TUV Rheinland, which awarded EU safety certificates to the French implant manufacturer, "neglected its duties of vigilance", the court said.
PIP (Poly Implant Prothese) was shut down in March 2010 amidst a worldwide health scare.
The company used sub-standard silicone gel, causing many implants to rupture.
Six implant distributors and 1,700 women had sued TUV Rheinland for 50m euros (£42m), arguing anything but a cursory inspection would have found problems.
The plaintiffs in the civil case will be given an initial payment of 3,000 euros per victim for surgery to have the implants removed.
Jan Spivey, a British woman who received PIP implants as part of reconstructive surgery following breast cancer in 2002, said she was "delighted" with the ruling.
"Of course TUV has some responsibility and should be held to account. They're the organisation that gives the CE certification for safety, and that was what my surgeon relied on when he gave the implants to me.
"Anybody that gives safety certification for a product that is going to make women very sick does have responsibility," she told the BBC's Newshour programme.
It could open the door to many more compensation claims, says the BBC's Christian Fraser in Paris.
TUV Rheinland had won two previous cases in Germany. This was the first such case in France.
The German firm has said it will appeal against the verdict.
Hidden from view
TUV Rheinland awarded PIP - formerly one of the world's leading suppliers of implants - its European safety certificate for 17 years.

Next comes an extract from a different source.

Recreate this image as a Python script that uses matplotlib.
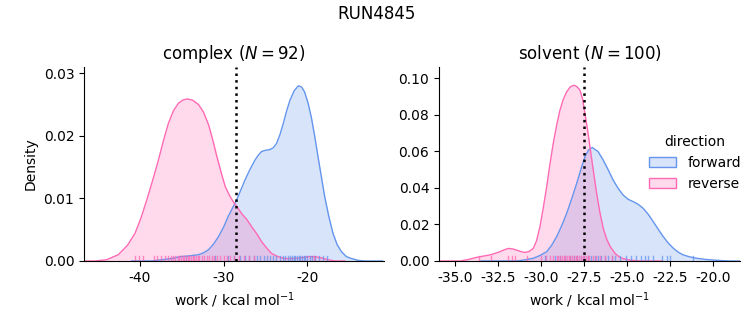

The founder of PIP, Jean Claude Mas, is still on trial for aggravated fraud in Marseilles, along with four of his executives.

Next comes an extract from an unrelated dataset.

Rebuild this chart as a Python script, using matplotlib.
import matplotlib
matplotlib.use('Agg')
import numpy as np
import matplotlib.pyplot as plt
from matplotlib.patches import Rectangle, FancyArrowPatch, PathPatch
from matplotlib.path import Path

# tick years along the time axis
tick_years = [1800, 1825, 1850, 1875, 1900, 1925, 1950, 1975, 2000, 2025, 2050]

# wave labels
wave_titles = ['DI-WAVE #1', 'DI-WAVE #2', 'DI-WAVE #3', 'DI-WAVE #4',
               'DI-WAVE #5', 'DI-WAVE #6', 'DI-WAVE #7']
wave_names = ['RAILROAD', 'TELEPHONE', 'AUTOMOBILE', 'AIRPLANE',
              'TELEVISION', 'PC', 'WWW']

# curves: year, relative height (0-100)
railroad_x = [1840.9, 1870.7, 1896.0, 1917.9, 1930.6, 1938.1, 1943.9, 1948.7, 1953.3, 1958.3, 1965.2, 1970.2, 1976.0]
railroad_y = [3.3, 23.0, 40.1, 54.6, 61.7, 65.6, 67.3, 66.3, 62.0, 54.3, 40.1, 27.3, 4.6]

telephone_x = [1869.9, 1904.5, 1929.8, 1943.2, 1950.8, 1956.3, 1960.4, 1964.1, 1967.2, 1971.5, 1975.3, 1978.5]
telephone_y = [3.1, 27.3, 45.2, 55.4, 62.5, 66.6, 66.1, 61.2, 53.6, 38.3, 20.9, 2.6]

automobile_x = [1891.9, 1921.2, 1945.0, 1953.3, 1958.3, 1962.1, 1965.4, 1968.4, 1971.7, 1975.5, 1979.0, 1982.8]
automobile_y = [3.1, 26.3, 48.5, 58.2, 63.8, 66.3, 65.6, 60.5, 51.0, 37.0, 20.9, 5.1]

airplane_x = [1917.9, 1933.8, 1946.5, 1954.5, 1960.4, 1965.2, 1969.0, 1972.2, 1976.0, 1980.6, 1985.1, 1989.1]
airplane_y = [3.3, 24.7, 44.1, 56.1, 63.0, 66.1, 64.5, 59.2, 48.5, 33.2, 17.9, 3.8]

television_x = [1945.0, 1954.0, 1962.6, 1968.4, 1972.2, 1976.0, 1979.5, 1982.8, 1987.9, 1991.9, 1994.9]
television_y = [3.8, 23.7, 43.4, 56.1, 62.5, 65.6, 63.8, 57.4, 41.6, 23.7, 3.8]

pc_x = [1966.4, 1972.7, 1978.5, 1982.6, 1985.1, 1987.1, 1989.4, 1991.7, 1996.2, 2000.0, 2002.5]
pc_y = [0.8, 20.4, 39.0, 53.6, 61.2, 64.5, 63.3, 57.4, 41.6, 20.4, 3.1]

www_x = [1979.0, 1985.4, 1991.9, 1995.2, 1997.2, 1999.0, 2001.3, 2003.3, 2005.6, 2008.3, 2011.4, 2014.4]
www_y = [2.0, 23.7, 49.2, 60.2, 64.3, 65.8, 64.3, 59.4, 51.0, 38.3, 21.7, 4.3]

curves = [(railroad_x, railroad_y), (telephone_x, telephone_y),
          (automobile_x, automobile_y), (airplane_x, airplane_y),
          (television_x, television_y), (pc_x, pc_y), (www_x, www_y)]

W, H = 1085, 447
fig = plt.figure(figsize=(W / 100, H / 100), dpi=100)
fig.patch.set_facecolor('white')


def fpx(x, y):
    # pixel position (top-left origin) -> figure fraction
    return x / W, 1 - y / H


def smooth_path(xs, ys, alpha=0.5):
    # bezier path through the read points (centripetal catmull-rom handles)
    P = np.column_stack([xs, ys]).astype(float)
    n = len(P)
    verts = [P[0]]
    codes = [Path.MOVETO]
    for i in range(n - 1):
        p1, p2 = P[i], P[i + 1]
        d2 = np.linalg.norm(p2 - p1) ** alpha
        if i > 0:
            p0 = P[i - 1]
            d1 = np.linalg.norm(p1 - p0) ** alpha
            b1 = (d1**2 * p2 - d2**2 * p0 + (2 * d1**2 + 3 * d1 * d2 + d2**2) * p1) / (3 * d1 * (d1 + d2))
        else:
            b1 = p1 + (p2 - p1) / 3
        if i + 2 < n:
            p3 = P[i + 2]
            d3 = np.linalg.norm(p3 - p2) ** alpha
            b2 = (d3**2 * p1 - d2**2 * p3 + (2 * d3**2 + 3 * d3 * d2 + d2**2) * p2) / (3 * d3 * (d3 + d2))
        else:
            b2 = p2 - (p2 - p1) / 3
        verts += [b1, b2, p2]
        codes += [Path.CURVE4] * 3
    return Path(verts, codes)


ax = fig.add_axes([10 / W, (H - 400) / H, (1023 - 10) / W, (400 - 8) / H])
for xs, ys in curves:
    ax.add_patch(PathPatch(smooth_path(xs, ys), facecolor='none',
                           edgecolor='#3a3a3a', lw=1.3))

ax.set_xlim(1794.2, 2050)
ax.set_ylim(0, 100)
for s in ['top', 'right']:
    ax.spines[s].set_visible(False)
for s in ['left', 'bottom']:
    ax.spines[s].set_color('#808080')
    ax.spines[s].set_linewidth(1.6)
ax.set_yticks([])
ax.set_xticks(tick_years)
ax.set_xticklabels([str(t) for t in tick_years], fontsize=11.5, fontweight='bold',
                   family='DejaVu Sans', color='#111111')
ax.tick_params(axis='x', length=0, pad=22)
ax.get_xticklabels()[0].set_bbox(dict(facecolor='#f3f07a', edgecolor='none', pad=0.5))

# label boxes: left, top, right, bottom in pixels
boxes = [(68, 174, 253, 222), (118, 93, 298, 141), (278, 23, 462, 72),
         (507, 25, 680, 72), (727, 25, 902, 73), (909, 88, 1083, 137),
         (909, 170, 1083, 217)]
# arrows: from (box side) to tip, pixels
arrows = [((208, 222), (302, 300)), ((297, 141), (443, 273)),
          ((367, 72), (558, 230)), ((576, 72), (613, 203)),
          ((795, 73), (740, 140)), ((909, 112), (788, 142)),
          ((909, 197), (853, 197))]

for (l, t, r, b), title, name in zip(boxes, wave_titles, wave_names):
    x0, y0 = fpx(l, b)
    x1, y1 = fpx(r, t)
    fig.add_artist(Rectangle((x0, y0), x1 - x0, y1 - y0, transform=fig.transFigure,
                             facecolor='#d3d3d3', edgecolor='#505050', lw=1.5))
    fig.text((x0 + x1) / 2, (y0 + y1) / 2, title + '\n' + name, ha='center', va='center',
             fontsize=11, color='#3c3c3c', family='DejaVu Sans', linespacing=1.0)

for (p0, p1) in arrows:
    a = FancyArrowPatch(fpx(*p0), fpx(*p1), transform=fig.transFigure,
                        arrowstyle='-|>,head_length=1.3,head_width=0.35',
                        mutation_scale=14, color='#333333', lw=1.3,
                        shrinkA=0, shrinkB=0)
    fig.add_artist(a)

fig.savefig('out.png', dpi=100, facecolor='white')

He revealed during police interviews that he had ordered employees to hide the unauthorised silicone when inspectors visited his factory.
It has since emerged the substandard gel was used in 75% of the implants.
The court heard an employee in charge of quality control had only a cooking diploma - another in charge of the lab had previously trained as a pastry chef, our correspondent says.
A ruling is expected in Jean Claude Mas' case on 10 December.